I did have some exchanges with the boss (Ian R) about non-availability of the magazine locally, and it was nice to see someone else grafting away at work, building a business, after my 40 years at it. I am so happy that I no longer have to drive our crowded motorways though.
Hello Malcolm, I trust that, Transit Camper aside, all is well with you!
Yes, I do remember the previous problems and solution, and I can offer a glimmer of hope that’s a lot less than £2,300! Bearing in mind that Millers Diesel Power Ecomax is a multi-purpose detergent and cetane booster additive, one might hold out hopes that a more specialised additive could be more effective. With the alternative solution being potentially so costly, why not at least give it a go?
Wynn’s offer two products, a standard 325ml bottle of Diesel Turbo Cleaner, at around £10.95 (Amazon price) and a 500ml bottle of Professional Formula Diesel Turbo Cleaner, at around £13.95. You can read up the various claims on the web, but I have had very good feedback on the standard product, so the “Professional” alternative ought to be even better – even if only because there’s half as much again of it in the bottle as the standard stuff!

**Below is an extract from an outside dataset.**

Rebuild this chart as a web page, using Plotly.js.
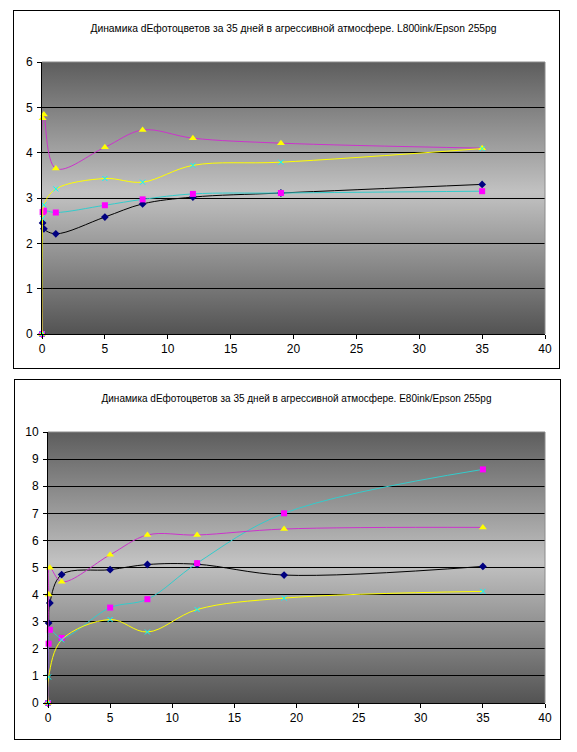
<!DOCTYPE html>
<html>
<head>
<meta charset="utf-8">
<script src="https://cdn.plot.ly/plotly-3.0.1.min.js"></script>
<style>
  html, body { margin: 0; padding: 0; background: #fff; }
  body { width: 577px; height: 752px; position: relative; overflow: hidden; }
  .box { position: absolute; border: 1px solid #000; box-sizing: border-box; background: #fff; }
  #c1 { left: 13px; top: 10px; width: 547px; height: 359px; }
  #c2 { left: 14px; top: 379px; width: 547px; height: 361px; }
</style>
</head>
<body>
<div id="c1" class="box"></div>
<div id="c2" class="box"></div>
<script>
// ---- data ----
const days = [0, 0.05, 0.15, 1.1, 5, 8, 12, 19, 35];

const titleTop = "Динамика dEфотоцветов за 35 дней в агрессивной атмосфере. L800ink/Epson 255pg";
const l800_s1 = [0, 2.45, 2.32, 2.21, 2.58, 2.87, 3.02, 3.11, 3.30];
const l800_s2 = [0, 2.69, 2.72, 2.68, 2.84, 2.97, 3.09, 3.11, 3.15];
const l800_s3 = [0, 4.76, 4.84, 3.65, 4.12, 4.50, 4.32, 4.21, 4.10];
const l800_s4 = [0, 2.55, 2.85, 3.20, 3.43, 3.35, 3.72, 3.79, 4.09];

const titleBottom = "Динамика dEфотоцветов за 35 дней в агрессивной атмосфере. E80ink/Epson 255pg";
const e80_s1 = [0, 2.95, 3.69, 4.74, 4.92, 5.11, 5.12, 4.72, 5.04];
const e80_s2 = [0, 2.19, 2.70, 2.40, 3.52, 3.83, 5.16, 7.00, 8.62];
const e80_s3 = [0, 4.00, 4.99, 4.47, 5.47, 6.20, 6.20, 6.42, 6.48];
const e80_s4 = [0, 0.96, null, 2.33, 3.08, 2.62, 3.45, 3.87, 4.12];

const xTicks = [0, 5, 10, 15, 20, 25, 30, 35, 40];
const yTicksTop = [0, 1, 2, 3, 4, 5, 6];
const yTicksBottom = [0, 1, 2, 3, 4, 5, 6, 7, 8, 9, 10];

// ---- styles ----
const styles = [
  { line: '#000000', marker: { symbol: 'diamond', size: 6, color: '#000080' } },
  { line: '#33CCCC', marker: { symbol: 'square', size: 6, color: '#FF00FF' } },
  { line: '#CC33CC', marker: { symbol: 'triangle-up', size: 7, color: '#FFFF00' } },
  { line: '#FFFF00', marker: { symbol: 'x-thin', size: 5, color: '#00FFFF', line: { width: 1, color: '#00FFFF' } } }
];

const gradSvg = '<svg xmlns="http://www.w3.org/2000/svg" width="10" height="100" viewBox="0 0 10 100" preserveAspectRatio="none">' +
  '<defs><linearGradient id="g" x1="0" y1="0" x2="0" y2="1">' +
  '<stop offset="0" stop-color="#5d5d5d"/>' +
  '<stop offset="0.48" stop-color="#c2c2c2"/>' +
  '<stop offset="1" stop-color="#535353"/>' +
  '</linearGradient></defs><rect x="0" y="0" width="10" height="100" fill="url(#g)"/></svg>';
const gradUri = 'data:image/svg+xml;charset=utf-8,' + encodeURIComponent(gradSvg);

function makeChart(id, title, series, yTicks, yMax, w, h, m, titleY, titleSize) {
  const traces = series.map((ys, i) => ({
    type: 'scatter', mode: 'lines+markers',
    x: days, y: ys, connectgaps: true,
    line: { color: styles[i].line, width: 1, shape: 'spline', smoothing: 1 },
    marker: styles[i].marker,
    cliponaxis: false,
    showlegend: false
  }));
  traces.push({ type: 'scatter', x: [], y: [], yaxis: 'y2', showlegend: false, hoverinfo: 'skip' });
  const gridVals = yTicks.filter(v => v > 0 && v < yMax);
  const layout = {
    width: w, height: h,
    margin: m,
    paper_bgcolor: '#ffffff',
    plot_bgcolor: 'rgba(0,0,0,0)',
    font: { family: 'Liberation Sans, Arial, sans-serif', size: 12, color: '#000' },
    title: { text: title, font: { size: titleSize, color: '#000' }, x: 0.5, xanchor: 'center',
             xref: 'paper', yref: 'container', y: titleY, yanchor: 'middle' },
    xaxis: {
      range: [0, 40], tickvals: xTicks, ticktext: xTicks.map(String),
      showgrid: false, zeroline: false,
      showline: true, linecolor: '#000', linewidth: 1,
      ticks: 'outside', ticklen: 4, tickcolor: '#000', tickwidth: 1,
      tickfont: { size: 12 }, fixedrange: true
    },
    yaxis: {
      range: [0, yMax], tickvals: yTicks, ticktext: yTicks.map(String),
      showgrid: false, zeroline: false,
      showline: true, linecolor: '#000', linewidth: 1,
      ticks: 'outside', ticklen: 4, tickcolor: '#000', tickwidth: 1,
      tickfont: { size: 12 }, ticklabelstandoff: 2, fixedrange: true
    },
    yaxis2: {
      overlaying: 'y', side: 'left', range: [0, yMax],
      tickvals: gridVals, showticklabels: false, ticks: '',
      showgrid: true, gridcolor: '#000', gridwidth: 1,
      zeroline: false, showline: false, fixedrange: true
    },
    images: [{
      source: gradUri, xref: 'paper', yref: 'paper', x: 0, y: 1,
      sizex: 1, sizey: 1, xanchor: 'left', yanchor: 'top',
      sizing: 'stretch', layer: 'below'
    }],
    shapes: [{
      type: 'line', xref: 'paper', yref: 'paper', x0: 1, x1: 1, y0: 0, y1: 1,
      line: { color: '#8a8a8a', width: 1 }
    }, {
      type: 'line', xref: 'paper', yref: 'paper', x0: 0, x1: 1, y0: 1, y1: 1,
      line: { color: '#8a8a8a', width: 1 }
    }]
  };
  Plotly.newPlot(id, traces, layout, { staticPlot: true, displayModeBar: false });
}

makeChart('c1', titleTop, [l800_s1, l800_s2, l800_s3, l800_s4], yTicksTop, 6,
  545, 357, { l: 28, r: 14, t: 51, b: 34, pad: 0 }, 1 - 17 / 357, 10.3);
makeChart('c2', titleBottom, [e80_s1, e80_s2, e80_s3, e80_s4], yTicksBottom, 10,
  545, 359, { l: 33, r: 15, t: 52, b: 36, pad: 0 }, 1 - 18 / 359, 10);
</script>
</body>
</html>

I am, of course, unsure whether you can get the engine started and the vehicle out on the road, to give it the required decent run and a bit of a blast that might clear things, but I very much hope that this is the case! Alternatively, walk away from the Ford retail dealer, fast, and try to find a good local light commercial independent garage, that probably knows the job better than any Ford car dealer, and who probably might halve the cost. I would think that a reconditioned turbo unit instead of a new one might be a good starting point, but as you say it might just be the actuator that is the problem – and I am presuming that we are referring to the variable vane actuator, which often sticks and then eventually seizes up. I know that there are some very good trade reconditioners of turbochargers. Ask a friendly local delivery company, or a local tradesman with a Transit, and you will probably get a pointer to a good van garage.
I wish you good fortune and hope that you will come back to me regarding what transpires.